REVIEW: SOAK – Grim Town

‘Welcome aboard the southbound Lassitude 432 to Grim Town/If you are standing, please continue to stand/There are no additional seats’ is not how you expect most singer songwriter albums to start. But, from the off, it seems as if Grim Town is a wholly different one of those records.

The opening train announcement sets the tone for a journey for ‘the lonely, the disenfranchised, the disillusioned, the lost, the grieving’. From this sombre opener you could expect the tone of SOAK’s second album to be a hopeless one, but much to the album’s benefit (and its detriment at times) this is a hopeful set of songs.

‘Knock Me Off My Feet’ is a vibrant, indie pop tune that manages to sound as much like early indie Tegan & Sara as it does new era 80s pop Tegan & Sara. ‘Maybe’ is equally as joyous, with the wonderfully simple line ‘Envy got the better of me/Least I’m a past your eyes still see’. I really found myself drawn to these more uptempo moments, where magical moments like the flutter of trumpet that ends ‘Maybe’ break up super catchy songs.

There’s a honesty in SOAK’s delivery, not only as a singer, but as a songwriter too. Even on the songs that move between hooks she explains her own experiences so effortlessly. Actual opening song ‘Get Set, Go Kid’ sums this up perfectly, every turn the song takes in tempo and style being held together with relateable lyrics and an entrancing performance.

The delightful ‘I Was Blue, Technicolour Too’, which probably ended up as my favourite song on the album, sits at the centre of the record where it dives between sounding like a simple track on an album one minute, to a crashing mixture of loads of songs together, before ending like an acoustic live performance. Grim Town is at its best when it’s not only keeping the listener on their toes, but it’s giving more and more on each listen.

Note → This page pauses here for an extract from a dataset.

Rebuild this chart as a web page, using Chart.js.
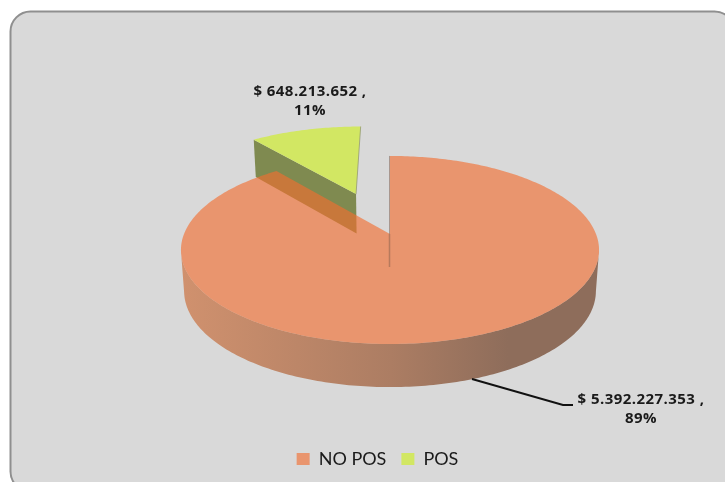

I wasn’t a fan of everything here though, where the album begins to unravel a little as it continues. Its 54 minute run time feels excessive on the likes of ‘ybftbyt’, which becomes more of a tedious drone than a welcome song. ‘Valentine Scmalentine’ has a dreamy quality to it, but just didn’t connect with me in the same way to so much of Grim Town did.

I wonder if as a set of songs it would actually work better out of the ‘Grim Town’ context that bookends the album. Personally it had me expecting some more of a thematic journey for the listener, when in fact much of the subject matter and depictions of a personal story probably didn’t need that context to work.

It’s promising to see an artist take creative leaps like this on their second record, but for me it actually prevented me from fully getting into the album as one overall experience. Some stand out tracks for sure, but Grim Town just misses out on being a truly great album.